Hundreds of lucky viewers from South Carolina to New Hampshire reported seeing the meteor just before 11 p.m. EDT on Tuesday, according to NASA.

The American Meteor Society (AMS) said it received 325 reports about the fireball. One observer from Egg Harbor Township, New Jersey, told the AMS, “It was so bright and large I was left standing there almost in shock.” Another sky watcher from Galloway, New Jersey, said, “It lit up the sky as if it were daytime.”

An observer from Chestertown, Maryland, said, “I have never seen anything like it, and I doubt I ever will again!”

Meteors, also known as “shooting stars,” are the visible paths of asteroid or comet fragments that have entered the Earth’s atmosphere. Atmospheric friction causes the fragments to slow down, heat up and explode.
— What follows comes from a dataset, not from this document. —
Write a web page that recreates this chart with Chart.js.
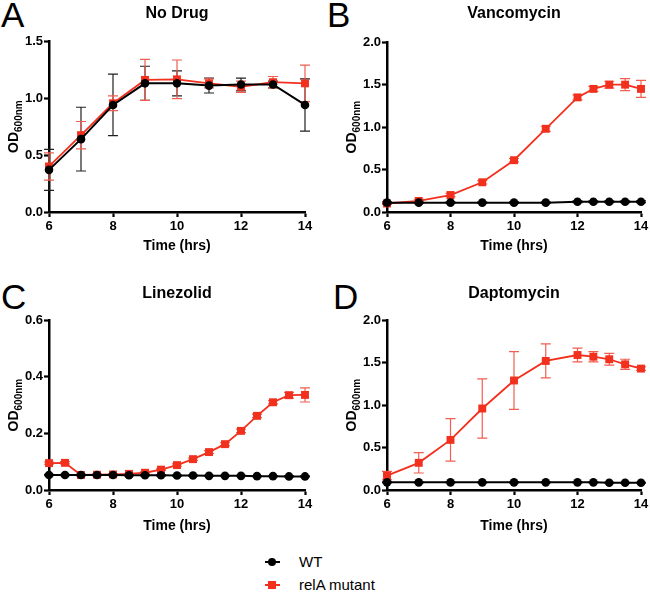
<!DOCTYPE html>
<html>
<head>
<meta charset="utf-8">
<script src="https://cdn.jsdelivr.net/npm/chart.js@4"></script>
<style>
html,body{margin:0;padding:0;background:#fff;overflow:hidden;width:650px;height:595px;}
canvas{position:absolute;}
.letter{position:absolute;font-family:"Liberation Sans",Arial,sans-serif;font-size:35px;color:#000;line-height:1;}
.legend{position:absolute;left:262px;top:552px;font-family:"Liberation Sans",Arial,sans-serif;font-size:15px;color:#000;}
.row{position:relative;height:23px;line-height:20px;padding-left:37px;}
.ln{position:absolute;left:3px;top:9px;width:15px;height:2px;}
.mk{position:absolute;}
</style>
</head>
<body>
<div class="letter" style="left:1px;top:-3px;">A</div>
<div class="letter" style="left:327px;top:-3px;">B</div>
<div class="letter" style="left:1px;top:279px;">C</div>
<div class="letter" style="left:333px;top:279px;">D</div>

<canvas id="cA" width="325" height="255" style="left:0;top:0;"></canvas>
<canvas id="cB" width="340" height="255" style="left:325px;top:0;"></canvas>
<canvas id="cC" width="325" height="280" style="left:0;top:255px;"></canvas>
<canvas id="cD" width="340" height="280" style="left:325px;top:255px;"></canvas>

<div class="legend">
  <div class="row"><span class="ln" style="background:#000"></span><span class="mk" style="left:6px;top:6px;width:8px;height:8px;border-radius:50%;background:#000"></span>WT</div>
  <div class="row"><span class="ln" style="background:rgb(242,48,30)"></span><span class="mk" style="left:6px;top:6px;width:8px;height:8px;background:rgb(242,48,30)"></span>relA mutant</div>
</div>

<script>
// ---------- data ----------
const seriesNames = ['WT', 'relA mutant'];
const panelTitles = ['No Drug', 'Vancomycin', 'Linezolid', 'Daptomycin'];

const A_time = [6, 7, 8, 9, 10, 11, 12, 13, 14];
const A_wt = [0.37, 0.64, 0.94, 1.13, 1.13, 1.11, 1.12, 1.12, 0.94];
const A_wt_err = [0.18, 0.28, 0.27, 0.15, 0.11, 0.065, 0.056, 0.03, 0.23];
const A_rel = [0.40, 0.675, 0.955, 1.16, 1.165, 1.13, 1.10, 1.14, 1.13];
const A_rel_err = [0.12, 0.12, 0.065, 0.18, 0.17, 0.04, 0.05, 0.05, 0.16];

const B_time = [6, 7, 8, 9, 10, 11, 12, 12.5, 13, 13.5, 14];
const B_wt = [0.11, 0.11, 0.11, 0.11, 0.11, 0.11, 0.12, 0.12, 0.12, 0.12, 0.12];
const B_wt_err = [0.01, 0.01, 0.01, 0.01, 0.01, 0.01, 0.01, 0.01, 0.01, 0.01, 0.01];
const B_rel = [0.10, 0.13, 0.20, 0.35, 0.61, 0.98, 1.35, 1.45, 1.50, 1.50, 1.45];
const B_rel_err = [0.01, 0.02, 0.02, 0.02, 0.02, 0.03, 0.03, 0.03, 0.04, 0.07, 0.10];

const C_time = [6, 6.5, 7, 7.5, 8, 8.5, 9, 9.5, 10, 10.5, 11, 11.5, 12, 12.5, 13, 13.5, 14];
const C_wt = [0.053, 0.053, 0.053, 0.053, 0.053, 0.052, 0.052, 0.052, 0.051, 0.051, 0.050, 0.050, 0.050, 0.049, 0.049, 0.048, 0.048];
const C_wt_err = [0.002, 0.002, 0.002, 0.002, 0.002, 0.002, 0.002, 0.002, 0.002, 0.002, 0.002, 0.002, 0.002, 0.002, 0.002, 0.002, 0.002];
const C_rel = [0.095, 0.096, 0.053, 0.054, 0.055, 0.057, 0.061, 0.072, 0.088, 0.109, 0.134, 0.162, 0.209, 0.262, 0.310, 0.335, 0.336];
const C_rel_err = [0.004, 0.004, 0.002, 0.002, 0.002, 0.002, 0.003, 0.003, 0.004, 0.004, 0.005, 0.005, 0.006, 0.006, 0.006, 0.010, 0.025];

const D_time = [6, 7, 8, 9, 10, 11, 12, 12.5, 13, 13.5, 14];
const D_wt = [0.09, 0.09, 0.09, 0.09, 0.09, 0.09, 0.09, 0.09, 0.085, 0.085, 0.085];
const D_wt_err = [0.005, 0.005, 0.005, 0.005, 0.005, 0.005, 0.005, 0.005, 0.005, 0.005, 0.005];
const D_rel = [0.17, 0.32, 0.59, 0.96, 1.29, 1.52, 1.59, 1.57, 1.54, 1.48, 1.43];
const D_rel_err = [0.05, 0.12, 0.25, 0.35, 0.34, 0.20, 0.08, 0.06, 0.07, 0.06, 0.02];

const yMaxes = [1.5, 2.0, 0.6, 2.0];
const ySteps = [0.5, 0.5, 0.2, 0.5];
const xTicks = [6, 8, 10, 12, 14];

// ---------- styling ----------
const FONT = '"Liberation Sans", Arial, Helvetica, sans-serif';
const RED = 'rgb(242,48,30)';
const RED_ERR = 'rgb(240,95,80)';
const BLACK = '#000';

const errorBarPlugin = {
  id: 'errorBars',
  beforeDatasetsDraw(chart) {
    const ctx = chart.ctx;
    const xs = chart.scales.x, ys = chart.scales.y;
    chart.data.datasets.forEach((ds) => {
      if (!ds.errorBars) return;
      ctx.save();
      ctx.strokeStyle = ds.errorColor;
      ctx.lineWidth = 1.2;
      ds.data.forEach((p, j) => {
        const e = ds.errorBars[j];
        if (!e) return;
        const x = xs.getPixelForValue(p.x);
        const y1 = ys.getPixelForValue(p.y + e);
        const y2 = ys.getPixelForValue(p.y - e);
        ctx.beginPath();
        ctx.moveTo(x, y1); ctx.lineTo(x, y2);
        ctx.moveTo(x - 5, y1); ctx.lineTo(x + 5, y1);
        ctx.moveTo(x - 5, y2); ctx.lineTo(x + 5, y2);
        ctx.stroke();
      });
      ctx.restore();
    });
  }
};

const yTitlePlugin = {
  id: 'yTitle',
  afterDraw(chart) {
    const ctx = chart.ctx;
    const area = chart.chartArea;
    const cx = area.left - 36;
    const cy = (area.top + area.bottom) / 2;
    ctx.save();
    ctx.translate(cx, cy);
    ctx.rotate(-Math.PI / 2);
    ctx.fillStyle = '#000';
    ctx.textBaseline = 'alphabetic';
    ctx.font = 'bold 14px ' + FONT;
    const w1 = ctx.measureText('OD').width;
    ctx.font = 'bold 10px ' + FONT;
    const w2 = ctx.measureText('600nm').width;
    const x0 = -(w1 + w2) / 2;
    ctx.font = 'bold 14px ' + FONT;
    ctx.fillText('OD', x0, 5);
    ctx.font = 'bold 10px ' + FONT;
    ctx.fillText('600nm', x0 + w1, 8.5);
    ctx.restore();
  }
};

function pts(xs, ys) { return xs.map((x, i) => ({ x: x, y: ys[i] })); }

function makePanel(id, title, time, wt, wtErr, rel, relErr, yMax, yStep, yWidth, xHeight, titleTop, titleBottom, padRight) {
  new Chart(document.getElementById(id), {
    type: 'line',
    data: {
      datasets: [
        {
          label: seriesNames[0], data: pts(time, wt), errorBars: wtErr, errorColor: '#222',
          borderColor: BLACK, backgroundColor: BLACK, borderWidth: 2,
          pointStyle: 'circle', pointRadius: 4.3, pointBorderWidth: 0, tension: 0, clip: false
        },
        {
          label: seriesNames[1], data: pts(time, rel), errorBars: relErr, errorColor: RED_ERR,
          borderColor: RED, backgroundColor: RED, borderWidth: 1.8,
          pointStyle: 'rect', pointRadius: 5.6, pointBorderWidth: 0, tension: 0, clip: false
        }
      ]
    },
    options: {
      responsive: false,
      animation: false,
      devicePixelRatio: 1,
      layout: { padding: { left: 0, right: padRight, top: 0, bottom: 0 } },
      plugins: {
        legend: { display: false },
        tooltip: { enabled: false },
        title: {
          display: true, text: title, fullSize: false, color: '#000',
          font: { family: FONT, size: 16, weight: 'bold' },
          padding: { top: titleTop, bottom: titleBottom }
        }
      },
      scales: {
        x: {
          type: 'linear', min: 6, max: 14,
          afterBuildTicks: (s) => { s.ticks = xTicks.map(v => ({ value: v })); },
          afterFit: (s) => { s.height = xHeight; },
          ticks: { color: '#000', padding: 2, font: { family: FONT, size: 13, weight: 'bold' }, maxRotation: 0 },
          grid: { drawOnChartArea: false, drawTicks: true, tickLength: 5, tickWidth: 2.2, tickColor: '#000' },
          border: { display: true, color: '#000', width: 2.5 },
          title: { display: true, text: 'Time (hrs)', color: '#000', padding: 0, font: { family: FONT, size: 14, weight: 'bold' } }
        },
        y: {
          min: 0, max: yMax,
          afterFit: (s) => { s.width = yWidth; },
          ticks: { stepSize: yStep, color: '#000', padding: 1, font: { family: FONT, size: 13, weight: 'bold' },
                   callback: (v) => Number(v).toFixed(1) },
          grid: { drawOnChartArea: false, drawTicks: true, tickLength: 5, tickWidth: 2.2, tickColor: '#000' },
          border: { display: true, color: '#000', width: 2.5 }
        }
      }
    },
    plugins: [errorBarPlugin, yTitlePlugin]
  });
}

makePanel('cA', panelTitles[0], A_time, A_wt, A_wt_err, A_rel, A_rel_err, yMaxes[0], ySteps[0], 49, 43, 4, 18, 20);
makePanel('cB', panelTitles[1], B_time, B_wt, B_wt_err, B_rel, B_rel_err, yMaxes[1], ySteps[1], 62, 43, 4, 19, 24);
makePanel('cC', panelTitles[2], C_time, C_wt, C_wt_err, C_rel, C_rel_err, yMaxes[2], ySteps[2], 49, 45, 29, 17, 20);
makePanel('cD', panelTitles[3], D_time, D_wt, D_wt_err, D_rel, D_rel_err, yMaxes[3], ySteps[3], 62, 45, 29, 17, 24);
</script>
</body>
</html>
William Cooke, an astronomer with NASA’s Meteoroid Environment Office, confirmed to HuffPost that the meteor was bright enough to be classified as a fireball ― which means it was brighter than the planet Venus.

Combining data from eyewitness accounts and videos, NASA estimates the fireball event began about 2 miles east of Island Beach, New Jersey, about 57 miles above the Atlantic coastline. It ended about 50 miles east of Ocean City, Virginia. Judging from the fireball’s brightness and orbit, NASA guesses it was caused by a piece of a Jupiter family comet, about 10 inches in diameter and weighing about 60 pounds.

Cooke said that his office typically identifies two to three similar meteor events per month that occur somewhere in the U.S. People in Florida and Georgia spotted a meteor burning bright green in the sky just last month.

But this particular meteor has attracted attention because it took a path along the densely populated Atlantic coastline, Cooke said. The meteor also exploded at a time when many people are still outside.

The National Oceanic and Atmospheric Administration, a federal agency that tracks severe weather, confirmed that its instruments picked up evidence of the fireball as it exploded in Earth’s atmosphere.

Witnesses turned to social media to share their images of the event. Many were able to record videos from their car dashboard cameras or from security cameras.

Although it only burned for a few seconds, the fireball seems to have had a significant impact on the people who were lucky enough to spot it.

An observer from Haymarket, Virginia, told the AMS, “It was one of the coolest things I’ve ever seen.”

“I will probably never see one again, but, I am now hooked and will look every night!” the person reported.